▶ **COLLECTED MATERIAL**:

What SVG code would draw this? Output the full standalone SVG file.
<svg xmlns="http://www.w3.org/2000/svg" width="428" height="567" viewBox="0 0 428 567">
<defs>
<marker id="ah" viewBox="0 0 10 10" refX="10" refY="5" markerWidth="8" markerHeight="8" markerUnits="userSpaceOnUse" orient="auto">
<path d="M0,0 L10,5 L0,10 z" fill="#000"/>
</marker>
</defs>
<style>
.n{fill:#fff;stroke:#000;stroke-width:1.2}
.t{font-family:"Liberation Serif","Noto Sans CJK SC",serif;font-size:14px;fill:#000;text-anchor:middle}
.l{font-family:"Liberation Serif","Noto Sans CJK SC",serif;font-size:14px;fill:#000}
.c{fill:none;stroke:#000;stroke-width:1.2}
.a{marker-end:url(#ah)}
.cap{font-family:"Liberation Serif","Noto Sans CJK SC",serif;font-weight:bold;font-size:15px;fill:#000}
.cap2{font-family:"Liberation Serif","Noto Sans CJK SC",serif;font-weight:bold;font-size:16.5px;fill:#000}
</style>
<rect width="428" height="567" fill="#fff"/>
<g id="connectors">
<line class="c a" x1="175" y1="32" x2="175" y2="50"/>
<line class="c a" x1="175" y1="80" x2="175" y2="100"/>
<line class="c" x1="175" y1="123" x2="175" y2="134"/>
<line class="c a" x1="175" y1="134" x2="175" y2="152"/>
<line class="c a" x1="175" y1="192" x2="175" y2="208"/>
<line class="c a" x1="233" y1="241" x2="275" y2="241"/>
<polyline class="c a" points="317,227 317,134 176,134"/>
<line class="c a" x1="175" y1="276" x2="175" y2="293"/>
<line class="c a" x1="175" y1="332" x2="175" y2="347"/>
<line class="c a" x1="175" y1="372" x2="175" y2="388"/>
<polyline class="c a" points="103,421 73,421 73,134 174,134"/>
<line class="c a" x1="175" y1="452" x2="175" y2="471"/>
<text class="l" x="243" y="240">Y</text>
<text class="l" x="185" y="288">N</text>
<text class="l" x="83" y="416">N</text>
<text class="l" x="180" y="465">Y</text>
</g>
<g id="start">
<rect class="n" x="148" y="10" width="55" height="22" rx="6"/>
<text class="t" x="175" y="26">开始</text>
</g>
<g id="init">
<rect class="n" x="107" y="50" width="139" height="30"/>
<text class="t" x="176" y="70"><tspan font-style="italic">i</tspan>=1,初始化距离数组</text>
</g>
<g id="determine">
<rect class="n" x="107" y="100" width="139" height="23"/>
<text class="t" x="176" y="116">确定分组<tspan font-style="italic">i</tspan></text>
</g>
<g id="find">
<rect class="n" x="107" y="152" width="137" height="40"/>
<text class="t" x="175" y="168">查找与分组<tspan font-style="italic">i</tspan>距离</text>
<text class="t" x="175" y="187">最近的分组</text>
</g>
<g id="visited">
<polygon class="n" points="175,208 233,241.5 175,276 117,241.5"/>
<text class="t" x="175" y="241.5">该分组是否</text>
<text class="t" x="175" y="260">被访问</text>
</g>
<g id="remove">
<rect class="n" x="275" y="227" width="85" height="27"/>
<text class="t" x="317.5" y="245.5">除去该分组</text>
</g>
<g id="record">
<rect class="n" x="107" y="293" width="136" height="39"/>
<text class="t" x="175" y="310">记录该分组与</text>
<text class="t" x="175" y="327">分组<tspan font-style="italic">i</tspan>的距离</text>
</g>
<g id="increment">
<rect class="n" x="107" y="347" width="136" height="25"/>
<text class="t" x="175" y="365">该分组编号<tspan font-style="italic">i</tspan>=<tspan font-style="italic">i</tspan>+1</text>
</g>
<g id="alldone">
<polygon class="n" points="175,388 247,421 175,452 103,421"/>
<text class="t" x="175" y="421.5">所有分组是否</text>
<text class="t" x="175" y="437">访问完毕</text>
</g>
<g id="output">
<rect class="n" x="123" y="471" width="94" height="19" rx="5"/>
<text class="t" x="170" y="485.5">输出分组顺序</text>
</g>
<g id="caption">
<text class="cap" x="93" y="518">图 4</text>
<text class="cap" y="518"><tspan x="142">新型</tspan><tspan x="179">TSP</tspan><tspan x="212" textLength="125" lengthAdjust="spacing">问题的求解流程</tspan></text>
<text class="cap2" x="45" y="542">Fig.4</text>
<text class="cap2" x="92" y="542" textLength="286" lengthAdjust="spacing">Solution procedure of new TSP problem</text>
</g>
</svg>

▶ **THE PROBLEM**:
Give back the whole listing, word for word.

▶ **EXERCISE OUTPUT**:
What SVG code would draw this? Output the full standalone SVG file.
<svg xmlns="http://www.w3.org/2000/svg" width="428" height="567" viewBox="0 0 428 567">
<defs>
<marker id="ah" viewBox="0 0 10 10" refX="10" refY="5" markerWidth="8" markerHeight="8" markerUnits="userSpaceOnUse" orient="auto">
<path d="M0,0 L10,5 L0,10 z" fill="#000"/>
</marker>
</defs>
<style>
.n{fill:#fff;stroke:#000;stroke-width:1.2}
.t{font-family:"Liberation Serif","Noto Sans CJK SC",serif;font-size:14px;fill:#000;text-anchor:middle}
.l{font-family:"Liberation Serif","Noto Sans CJK SC",serif;font-size:14px;fill:#000}
.c{fill:none;stroke:#000;stroke-width:1.2}
.a{marker-end:url(#ah)}
.cap{font-family:"Liberation Serif","Noto Sans CJK SC",serif;font-weight:bold;font-size:15px;fill:#000}
.cap2{font-family:"Liberation Serif","Noto Sans CJK SC",serif;font-weight:bold;font-size:16.5px;fill:#000}
</style>
<rect width="428" height="567" fill="#fff"/>
<g id="connectors">
<line class="c a" x1="175" y1="32" x2="175" y2="50"/>
<line class="c a" x1="175" y1="80" x2="175" y2="100"/>
<line class="c" x1="175" y1="123" x2="175" y2="134"/>
<line class="c a" x1="175" y1="134" x2="175" y2="152"/>
<line class="c a" x1="175" y1="192" x2="175" y2="208"/>
<line class="c a" x1="233" y1="241" x2="275" y2="241"/>
<polyline class="c a" points="317,227 317,134 176,134"/>
<line class="c a" x1="175" y1="276" x2="175" y2="293"/>
<line class="c a" x1="175" y1="332" x2="175" y2="347"/>
<line class="c a" x1="175" y1="372" x2="175" y2="388"/>
<polyline class="c a" points="103,421 73,421 73,134 174,134"/>
<line class="c a" x1="175" y1="452" x2="175" y2="471"/>
<text class="l" x="243" y="240">Y</text>
<text class="l" x="185" y="288">N</text>
<text class="l" x="83" y="416">N</text>
<text class="l" x="180" y="465">Y</text>
</g>
<g id="start">
<rect class="n" x="148" y="10" width="55" height="22" rx="6"/>
<text class="t" x="175" y="26">开始</text>
</g>
<g id="init">
<rect class="n" x="107" y="50" width="139" height="30"/>
<text class="t" x="176" y="70"><tspan font-style="italic">i</tspan>=1,初始化距离数组</text>
</g>
<g id="determine">
<rect class="n" x="107" y="100" width="139" height="23"/>
<text class="t" x="176" y="116">确定分组<tspan font-style="italic">i</tspan></text>
</g>
<g id="find">
<rect class="n" x="107" y="152" width="137" height="40"/>
<text class="t" x="175" y="168">查找与分组<tspan font-style="italic">i</tspan>距离</text>
<text class="t" x="175" y="187">最近的分组</text>
</g>
<g id="visited">
<polygon class="n" points="175,208 233,241.5 175,276 117,241.5"/>
<text class="t" x="175" y="241.5">该分组是否</text>
<text class="t" x="175" y="260">被访问</text>
</g>
<g id="remove">
<rect class="n" x="275" y="227" width="85" height="27"/>
<text class="t" x="317.5" y="245.5">除去该分组</text>
</g>
<g id="record">
<rect class="n" x="107" y="293" width="136" height="39"/>
<text class="t" x="175" y="310">记录该分组与</text>
<text class="t" x="175" y="327">分组<tspan font-style="italic">i</tspan>的距离</text>
</g>
<g id="increment">
<rect class="n" x="107" y="347" width="136" height="25"/>
<text class="t" x="175" y="365">该分组编号<tspan font-style="italic">i</tspan>=<tspan font-style="italic">i</tspan>+1</text>
</g>
<g id="alldone">
<polygon class="n" points="175,388 247,421 175,452 103,421"/>
<text class="t" x="175" y="421.5">所有分组是否</text>
<text class="t" x="175" y="437">访问完毕</text>
</g>
<g id="output">
<rect class="n" x="123" y="471" width="94" height="19" rx="5"/>
<text class="t" x="170" y="485.5">输出分组顺序</text>
</g>
<g id="caption">
<text class="cap" x="93" y="518">图 4</text>
<text class="cap" y="518"><tspan x="142">新型</tspan><tspan x="179">TSP</tspan><tspan x="212" textLength="125" lengthAdjust="spacing">问题的求解流程</tspan></text>
<text class="cap2" x="45" y="542">Fig.4</text>
<text class="cap2" x="92" y="542" textLength="286" lengthAdjust="spacing">Solution procedure of new TSP problem</text>
</g>
</svg>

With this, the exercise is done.